TASK GOAL |
Find the word "with" in the data. Return every line where it appears.

RECORDED DATA |
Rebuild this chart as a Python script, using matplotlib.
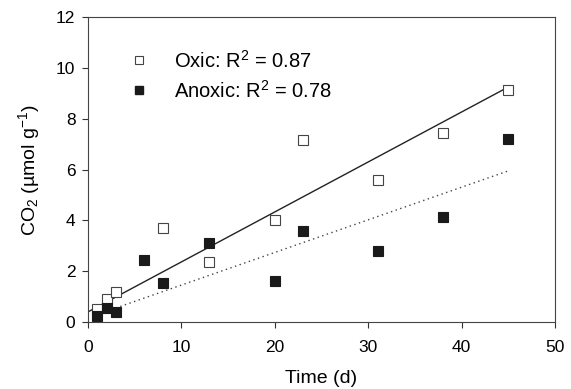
import numpy as np
import matplotlib.pyplot as plt
from matplotlib.lines import Line2D

plt.rcParams['font.family'] = 'Liberation Sans'
plt.rcParams['mathtext.fontset'] = 'custom'
plt.rcParams['mathtext.rm'] = 'Liberation Sans'
plt.rcParams['mathtext.it'] = 'Liberation Sans'

# Oxic incubation (open squares)
oxic_t = [1, 2, 3, 8, 13, 20, 23, 31, 38, 45]
oxic_co2 = [0.5, 0.9, 1.2, 3.7, 2.35, 4.0, 7.15, 5.6, 7.45, 9.15]

# Anoxic incubation (filled squares)
anoxic_t = [1, 2, 3, 6, 8, 13, 20, 23, 31, 38, 45]
anoxic_co2 = [0.25, 0.55, 0.4, 2.45, 1.55, 3.1, 1.6, 3.6, 2.8, 4.15, 7.2]

# regression lines
oxic_fit_t = [0, 45]
oxic_fit_y = [0.4, 9.25]
anoxic_fit_t = [1, 45]
anoxic_fit_y = [0.3, 5.95]

fig = plt.figure(figsize=(5.71, 3.89), dpi=100)
ax = fig.add_axes([0.154, 0.172, 0.818, 0.784])

ax.plot(oxic_fit_t, oxic_fit_y, color='#222222', lw=1.0)
ax.plot(anoxic_fit_t, anoxic_fit_y, color='#444444', lw=1.0, linestyle=(0, (1, 2.5)))

ax.plot(oxic_t, oxic_co2, 's', ms=6.5, mfc='white', mec='#444444', mew=0.8, ls='none')
ax.plot(anoxic_t, anoxic_co2, 's', ms=6.5, mfc='#1a1a1a', mec='#1a1a1a', mew=0.8, ls='none')

ax.set_xlim(0, 50)
ax.set_ylim(0, 12)
ax.set_xticks([0, 10, 20, 30, 40, 50])
ax.set_yticks([0, 2, 4, 6, 8, 10, 12])
ax.tick_params(direction='out', length=4, width=0.8, labelsize=12.5, color='#333333')
ax.tick_params(axis='x', pad=9)
ax.tick_params(axis='y', pad=5)
ax.tick_params(top=False, right=False)
for s in ax.spines.values():
    s.set_linewidth(0.8)
    s.set_color('#444444')

ax.set_xlabel('Time (d)', fontsize=14, labelpad=11)
ax.set_ylabel('CO$_2$ (\u00b5mol g$^{-1}$)', fontsize=14, labelpad=10)

handles = [
    Line2D([], [], marker='s', ms=5.5, mfc='white', mec='#444444', mew=0.8, ls='none'),
    Line2D([], [], marker='s', ms=5.5, mfc='#1a1a1a', mec='#1a1a1a', ls='none'),
]
ax.legend(handles, ['Oxic: R$^2$ = 0.87', 'Anoxic: R$^2$ = 0.78'],
          loc='upper left', bbox_to_anchor=(0.07, 0.92), frameon=False,
          fontsize=14.5, handlelength=1.0, handletextpad=1.25, labelspacing=0.4,
          borderaxespad=0)

fig.savefig('out.png', dpi=100)
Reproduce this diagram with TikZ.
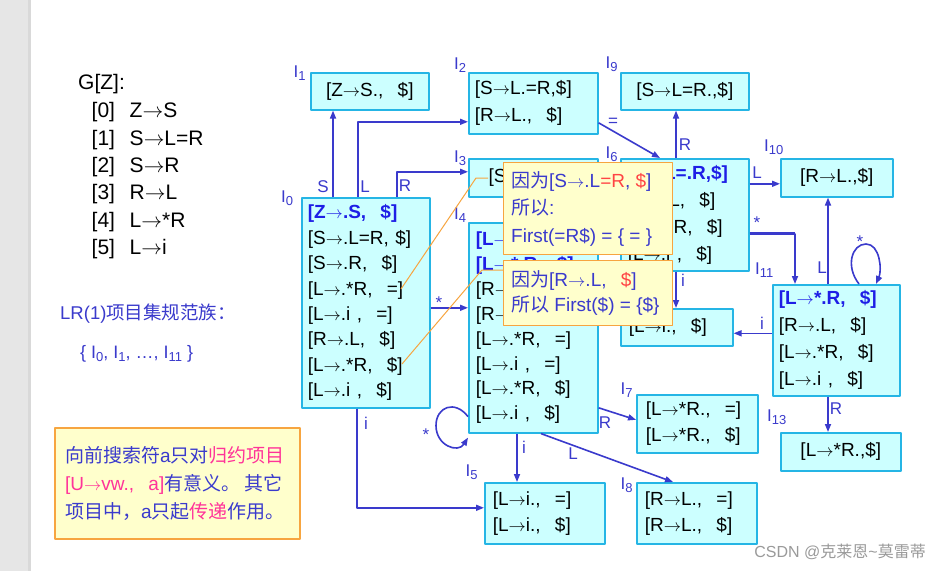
\documentclass[tikz,border=0pt]{standalone}
\usepackage{fontspec}
\setmainfont{Liberation Sans}
\newfontfamily\cjk{Noto Sans CJK SC}
\usetikzlibrary{arrows.meta}
\definecolor{boxfill}{HTML}{CCFFFF}
\definecolor{boxline}{HTML}{25B5E5}
\definecolor{hblue}{HTML}{1E1EE6}
\definecolor{eblue}{HTML}{3A3ACC}
\definecolor{callfill}{HTML}{FFFFCC}
\definecolor{callline}{HTML}{F7A540}
\definecolor{cred}{HTML}{FF4444}
\definecolor{cpink}{HTML}{FF3399}
\definecolor{stripgray}{HTML}{E6E6E6}
\definecolor{stripedge}{HTML}{D9D9D9}
\definecolor{wmgray}{HTML}{9A9A9A}
\newcommand\setfs[2]{\fontsize{#1}{#2}\selectfont}
\newcommand\toarrow{\ensuremath{\rightarrow}}
\newcommand\wcomma{,\hspace{0.75em}}
\newcommand\stlab[1]{I\raisebox{-3.5pt}{\setfs{13}{13}#1}}
\newcommand\headitem[1]{\textcolor{hblue}{\bfseries #1}}
\newcommand\redtxt[1]{\textcolor{cred}{#1}}
\newcommand\pinktxt[1]{\textcolor{cpink}{#1}}
\begin{document}
\begin{tikzpicture}[x=1pt,y=-1pt,line join=round,
  box/.style={draw=boxline, fill=boxfill, line width=1.6pt, anchor=north west, inner ysep=0pt, inner xsep=7pt, font=\setfs{19}{25.4}, text=black},
  lbox/.style={box, align=left},
  cbox/.style={box, align=center},
  edge/.style={draw=eblue, line width=1.6pt, -{Triangle[length=8pt,width=6pt]}},
  thickseg/.style={draw=eblue, line width=2.8pt},
  elab/.style={text=eblue, font=\setfs{17}{17}, inner sep=0pt, anchor=base},
  slab/.style={text=eblue, font=\setfs{17}{17}, inner sep=0pt, anchor=base west},
  gram/.style={anchor=base west, inner sep=0pt, font=\setfs{21}{21}, text=black},
  bluetxt/.style={anchor=base west, inner sep=0pt, font=\setfs{18.5}{18.5}, text=eblue},
  callout/.style={draw=callline, fill=callfill, line width=1.3pt, anchor=north west, inner sep=0pt},
  calltext/.style={text=eblue, align=left, font=\setfs{19}{27.5}, inner sep=0pt},
  ptr/.style={draw=callline, line width=1pt}]
\useasboundingbox (0,0) rectangle (940,571);
\fill[white] (0,0) rectangle (940,571);
\fill[stripgray] (0,0) rectangle (28,571);
\fill[stripedge] (28,0) rectangle (31,571);

% grammar
\node[gram] (g0) at (78,89.5) {G[Z]:};
\node[gram] (g1) at (91.5,117.5) {[0]\hspace{0.7em}Z\toarrow S};
\node[gram] (g2) at (91.5,145) {[1]\hspace{0.7em}S\toarrow L=R};
\node[gram] (g3) at (91.5,172.5) {[2]\hspace{0.7em}S\toarrow R};
\node[gram] (g4) at (91.5,199.5) {[3]\hspace{0.7em}R\toarrow L};
\node[gram] (g5) at (91.5,227) {[4]\hspace{0.7em}L\toarrow *R};
\node[gram] (g6) at (91.5,254.5) {[5]\hspace{0.7em}L\toarrow i};
\node[bluetxt] (lr) at (60,319) {LR(1){\cjk 项目集规范族：}};
\node[bluetxt, font=\setfs{18}{18}] (fam) at (80,358) {\{ \stlab{0}, \stlab{1}, …, \stlab{11} \}};

% item sets
\node[lbox, minimum width=128pt, minimum height=210pt, text width=116pt, inner xsep=6pt] (I0) at (301,197) {\headitem{[Z\toarrow.S\wcomma\$]}\\{}[S\toarrow.L=R, \$]\\{}[S\toarrow.R\wcomma\$]\\{}[L\toarrow.*R\wcomma=]\\{}[L\toarrow.i \wcomma=]\\{}[R\toarrow.L\wcomma\$]\\{}[L\toarrow.*R\wcomma\$]\\{}[L\toarrow.i \wcomma\$]};
\node[cbox, minimum width=118pt, minimum height=37pt] (I1) at (310,72) {[Z\toarrow S.\wcomma\$]};
\node[lbox, minimum width=129pt, minimum height=61pt, text width=117pt, inner xsep=6pt, font=\setfs{19}{27}] (I2) at (468,72) {[S\toarrow L.=R,\$]\\{}[R\toarrow L.\wcomma\$]};
\node[cbox, minimum width=128pt, minimum height=37pt] (I9) at (620,72) {[S\toarrow L=R.,\$]};
\node[cbox, minimum width=129pt, minimum height=38pt] (I3) at (468,158) {[S\toarrow R.\wcomma\$]};
\node[lbox, minimum width=128pt, minimum height=112pt, text width=114pt, font=\setfs{19}{27}] (I6) at (620,158) {\headitem{[S\toarrow L=.R,\$]}\\{}[R\toarrow.L\wcomma\$]\\{}[L\toarrow.*R\wcomma\$]\\{}[L\toarrow.i \wcomma\$]};
\node[cbox, minimum width=112pt, minimum height=38pt] (I10) at (780,158) {[R\toarrow L.,\$]};
\node[lbox, minimum width=129pt, minimum height=210pt, text width=115pt, font=\setfs{19}{24.9}] (I4) at (468,222) {\headitem{[L\toarrow*.R\wcomma=]}\\\headitem{[L\toarrow*.R\wcomma\$]}\\{}[R\toarrow.L\wcomma=]\\{}[R\toarrow.L\wcomma\$]\\{}[L\toarrow.*R\wcomma=]\\{}[L\toarrow.i \wcomma=]\\{}[L\toarrow.*R\wcomma\$]\\{}[L\toarrow.i \wcomma\$]};
\node[lbox, minimum width=112pt, minimum height=37pt, text width=96pt, inner xsep=8pt] (I12) at (620,308) {[L\toarrow i.\wcomma\$]};
\node[lbox, minimum width=127pt, minimum height=111pt, text width=115pt, inner xsep=6pt, font=\setfs{19}{27}] (I11) at (772,284) {\headitem{[L\toarrow*.R\wcomma\$]}\\{}[R\toarrow.L\wcomma\$]\\{}[L\toarrow.*R\wcomma\$]\\{}[L\toarrow.i \wcomma\$]};
\node[cbox, minimum width=120pt, minimum height=38pt] (I13) at (780,432) {[L\toarrow*R.,\$]};
\node[lbox, minimum width=121pt, minimum height=58pt, text width=103pt, inner xsep=9pt, font=\setfs{19}{25.5}] (I7) at (636,394) {[L\toarrow*R.\wcomma=]\\{}[L\toarrow*R.\wcomma\$]};
\node[lbox, minimum width=120pt, minimum height=61pt, text width=104pt, inner xsep=8pt, font=\setfs{19}{26}] (I5) at (484,482) {[L\toarrow i.\wcomma=]\\{}[L\toarrow i.\wcomma\$]};
\node[lbox, minimum width=120pt, minimum height=61pt, text width=104pt, inner xsep=8pt, font=\setfs{19}{26}] (I8) at (636,482) {[R\toarrow L.\wcomma=]\\{}[R\toarrow L.\wcomma\$]};

% state labels
\node[slab] (n0) at (281,202) {\stlab{0}};
\node[slab] (n1) at (293.5,77) {\stlab{1}};
\node[slab] (n2) at (454,69) {\stlab{2}};
\node[slab] (n9) at (605.5,68) {\stlab{9}};
\node[slab] (n3) at (454,162) {\stlab{3}};
\node[slab] (n6) at (605.5,158) {\stlab{6}};
\node[slab] (n10) at (764,151) {\stlab{10}};
\node[slab] (n4) at (454,219) {\stlab{4}};
\node[slab] (n11) at (755,274) {\stlab{11}};
\node[slab] (n13) at (767,421) {\stlab{13}};
\node[slab] (n7) at (620.5,394) {\stlab{7}};
\node[slab] (n5) at (465.5,476) {\stlab{5}};
\node[slab] (n8) at (620.5,489) {\stlab{8}};

% connectors
\coordinate (e1) at ([xshift=32pt]I0.north west);
\draw[edge] (e1) -- (e1 |- I1.south);
\coordinate (e2) at ([xshift=57pt]I0.north west);
\coordinate (e2t) at ([yshift=-18.5pt]I2.west);
\draw[edge] (e2) |- (e2t);
\coordinate (e3) at ([xshift=96pt]I0.north west);
\coordinate (e3t) at ([yshift=6pt]I3.west);
\draw[edge] (e3) |- (e3t);
\coordinate (e4) at ([yshift=-5pt]I0.east);
\draw[edge] (e4) -- (e4 -| I4.west);
\coordinate (e5) at ([xshift=56pt]I0.south west);
\coordinate (e5t) at ([yshift=5.5pt]I5.west);
\draw[edge] (e5) |- (e5t);
\draw[thickseg] (e5) -- (e5 |- e5t);
\coordinate (l4a) at ([yshift=17pt]I4.south west);
\coordinate (l4b) at ([yshift=-4pt]I4.south west);
\coordinate (l4m) at ([xshift=-32pt,yshift=-9pt]l4a);
\draw[edge] (l4a) .. controls +(-13,-17) and +(0,-19) .. (l4m) .. controls +(0,20) and +(-10,16) .. (l4b);
\coordinate (e7) at ([xshift=49pt]I4.south west);
\draw[edge] (e7) -- (e7 |- I5.north);
\coordinate (e8) at ([yshift=-80pt]I4.east);
\coordinate (e8t) at ([yshift=4pt]I7.west);
\draw[edge] (e8) -- (e8t);
\coordinate (e9) at ([xshift=73pt]I4.south west);
\coordinate (e9t) at ([xshift=37pt]I8.north west);
\draw[edge] (e9) -- (e9t);
\coordinate (e10) at ([yshift=-19.5pt]I2.east);
\coordinate (e10t) at ([xshift=40pt]I6.north west);
\draw[edge] (e10) -- (e10t);
\coordinate (e11) at ([xshift=56pt]I6.north west);
\draw[edge] (e11) -- (e11 |- I9.south);
\coordinate (e12t) at ([yshift=-6pt]I10.west);
\draw[edge] (e12t -| I6.east) -- (e12t);
\coordinate (e13) at ([yshift=-19pt]I6.east);
\coordinate (e13t) at ([xshift=23pt]I11.north west);
\draw[edge] (e13) -| (e13t);
\draw[thickseg] (e13) -- (e13 -| e13t);
\coordinate (e14) at ([xshift=56pt]I6.south west);
\draw[edge] (e14) -- (e14 |- I12.north);
\coordinate (e15) at ([xshift=56pt]I11.north west);
\draw[edge] (e15) -- (e15 |- I10.south);
\coordinate (l11a) at ([xshift=87pt]I11.north west);
\coordinate (l11b) at ([xshift=104pt]I11.north west);
\coordinate (l11m) at ([xshift=94pt,yshift=40pt]I11.north west);
\draw[edge] (l11a) .. controls +(-14,-18) and +(-14,0) .. (l11m) .. controls +(14,0) and +(6,-14) .. (l11b);
\coordinate (e16) at ([yshift=7pt]I11.west);
\draw[edge] (e16) -- (e16 -| I12.east);
\coordinate (e17) at ([xshift=56pt]I11.south west);
\draw[edge] (e17) -- (e17 |- I13.north);

% edge labels
\node[elab] (t1) at (323,192) {S};
\node[elab] (t2) at (365,192) {L};
\node[elab] (t3) at (405,191) {R};
\node[elab] (t4) at (439,308) {*};
\node[elab] (t5) at (366,429) {i};
\node[elab] (t6) at (426,440) {*};
\node[elab] (t7) at (524,453) {i};
\node[elab] (t8) at (605,428) {R};
\node[elab] (t9) at (573,459) {L};
\node[elab] (t10) at (613,126) {=};
\node[elab] (t11) at (685,150) {R};
\node[elab] (t12) at (757,178) {L};
\node[elab] (t13) at (757,228) {*};
\node[elab] (t14) at (683,286) {i};
\node[elab] (t15) at (822,273) {L};
\node[elab] (t16) at (860,247) {*};
\node[elab] (t17) at (762,329) {i};
\node[elab] (t18) at (836,414) {R};

% callouts
\coordinate (p1a) at (488,178);
\coordinate (p1b) at (476,178);
\coordinate (p1c) at (401,289);
\draw[ptr] (p1a) -- (p1b) -- (p1c);
\coordinate (p2a) at (503,270);
\coordinate (p2b) at (482,270);
\coordinate (p2c) at (402,364);
\draw[ptr] (p2a) -- (p2b) -- (p2c);
\node[callout, minimum width=169pt, minimum height=92pt] (cal1) at (503,162) {};
\node[calltext, anchor=west] (cal1t) at ([xshift=8pt]cal1.west) {{\cjk 因为}[S\toarrow.L\redtxt{=R}, \redtxt{\$}]\\{\cjk 所以}:\\First(=R\$) = \{ = \}};
\node[callout, minimum width=169pt, minimum height=65pt] (cal2) at (503,260) {};
\node[calltext, anchor=west, font=\setfs{19}{25.5}] (cal2t) at ([xshift=8pt]cal2.west) {{\cjk 因为}[R\toarrow.L\wcomma\redtxt{\$}]\\{\cjk 所以} First(\$) = \{\$\}};

% note
\node[callout, draw=callline, line width=1.6pt, minimum width=245pt, minimum height=111pt] (note) at (54,427) {};
\node[calltext, anchor=west, font=\setfs{19}{28}] (notet) at ([xshift=11pt]note.west) {{\cjk 向前搜索符}a{\cjk 只对}\pinktxt{\cjk 归约项目}\\{}\pinktxt{[U\toarrow vw.\wcomma a]}{\cjk 有意义。 其它}\\{\cjk 项目中，}a{\cjk 只起}\pinktxt{\cjk 传递}{\cjk 作用。}};

% watermark
\node[anchor=base east, text=wmgray, font=\setfs{16}{16}, inner sep=0pt] (wm) at (926,557) {CSDN @{\cjk 克莱恩}\textasciitilde{\cjk 莫雷蒂}};
\end{tikzpicture}
\end{document}
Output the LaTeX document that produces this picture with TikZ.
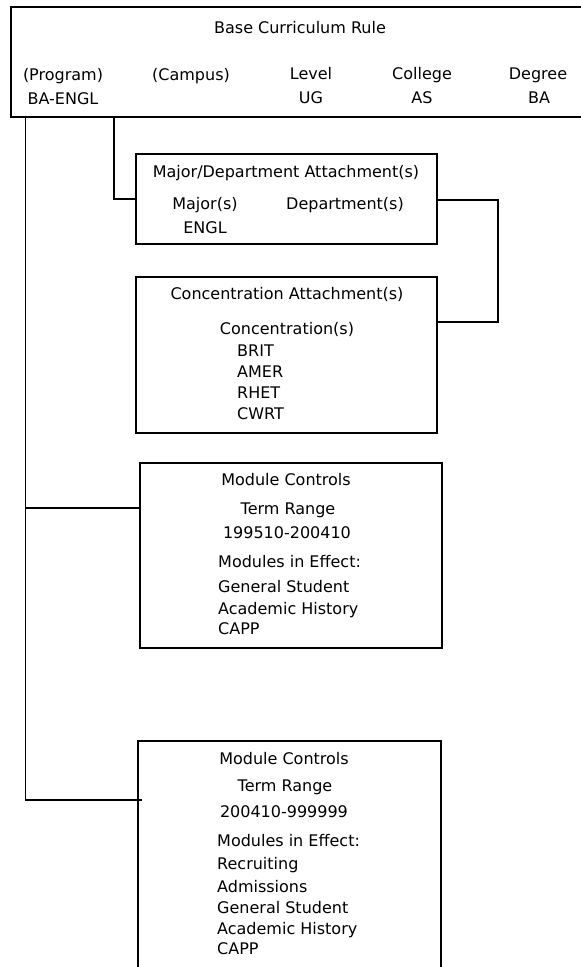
\documentclass[tikz,border=0pt]{standalone}
\usepackage{fontspec}
\setmainfont{DejaVu Sans}
\begin{document}
\begin{tikzpicture}[x=1pt,y=-1pt,
  box/.style={draw, line width=1.2pt, rectangle, inner sep=0pt, outer sep=0pt, anchor=north west},
  wire/.style={draw, line width=1.2pt},
  lbl/.style={inner sep=0pt, text height=12pt, text depth=0pt, font=\fontsize{16}{19}\selectfont},
  lft/.style={lbl, anchor=west}]
\useasboundingbox (0,0) rectangle (581,967);
\clip (0,0) rectangle (581,967);

% boxes
\node[box, minimum width=590pt, minimum height=110pt] (base) at (11,7) {};
\node[box, minimum width=301pt, minimum height=90pt] (maj) at (136,154) {};
\node[box, minimum width=301pt, minimum height=156pt] (conc) at (136,277) {};
\node[box, minimum width=302pt, minimum height=185pt] (modA) at (140,463) {};
\node[box, minimum width=303pt, minimum height=240pt] (modB) at (138,741) {};

% connector end points
\coordinate (trunk) at ([xshift=14.5pt]base.south west);
\coordinate (branch) at ([xshift=103pt]base.south west);
\coordinate (majIn) at ([yshift=-45pt]maj.north west);
\coordinate (majOut) at ([yshift=-46pt]maj.north east);
\coordinate (concIn) at ([yshift=-45pt]conc.north east);
\coordinate (modAIn) at ([yshift=-45pt]modA.north west);
\coordinate (modBIn) at ([xshift=4pt,yshift=-59pt]modB.north west);

% connectors
\draw[wire] (trunk) |- (modBIn);
\draw[wire] (trunk |- modAIn) -- (modAIn);
\draw[wire] (branch) |- (majIn);
\draw[wire] (majOut) -- ++(61,0) |- (concIn);

% base curriculum rule
\node[lbl] (tBase) at (300,27) {Base Curriculum Rule};
\node[lbl] (tProg) at (63,74) {(Program)};
\node[lbl] (vProg) at (63,98) {BA-ENGL};
\node[lbl] (tCamp) at (191,74) {(Campus)};
\node[lbl] (tLev) at (311,73) {Level};
\node[lbl] (vLev) at (311,97) {UG};
\node[lbl] (tColl) at (422,73) {College};
\node[lbl] (vColl) at (422,97) {AS};
\node[lbl] (tDeg) at (538,73) {Degree};
\node[lbl] (vDeg) at (539,97) {BA};

% major / department
\node[lbl] (tMaj) at (286,171) {Major/Department Attachment(s)};
\node[lbl] (hMaj) at (205,203) {Major(s)};
\node[lbl] (hDep) at (345,203) {Department(s)};
\node[lbl] (vMaj) at (205,227) {ENGL};

% concentrations
\node[lbl] (tConc) at (287,293) {Concentration Attachment(s)};
\node[lbl] (hConc) at (287,328) {Concentration(s)};
\node[lft] (c1) at (237,350) {BRIT};
\node[lft] (c2) at (237,371) {AMER};
\node[lft] (c3) at (237,392) {RHET};
\node[lft] (c4) at (237,413) {CWRT};

% first module controls
\node[lbl] (tModA) at (286,479) {Module Controls};
\node[lbl] (hTermA) at (288,508) {Term Range};
\node[lbl] (vTermA) at (287,532) {199510-200410};
\node[lft] (hEffA) at (218,561) {Modules in Effect:};
\node[lft] (a1) at (218,586) {General Student};
\node[lft] (a2) at (218,608) {Academic History};
\node[lft] (a3) at (218,628) {CAPP};

% second module controls
\node[lbl] (tModB) at (284,758) {Module Controls};
\node[lbl] (hTermB) at (285,785) {Term Range};
\node[lbl] (vTermB) at (284,811) {200410-999999};
\node[lft] (hEffB) at (217,840) {Modules in Effect:};
\node[lft] (b1) at (217,863) {Recruiting};
\node[lft] (b2) at (217,886) {Admissions};
\node[lft] (b3) at (217,907) {General Student};
\node[lft] (b4) at (217,928) {Academic History};
\node[lft] (b5) at (217,948) {CAPP};
\end{tikzpicture}
\end{document}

PROBLEM SOLUTION |
Reproduce this diagram with TikZ.
Output the LaTeX document that produces this picture with TikZ.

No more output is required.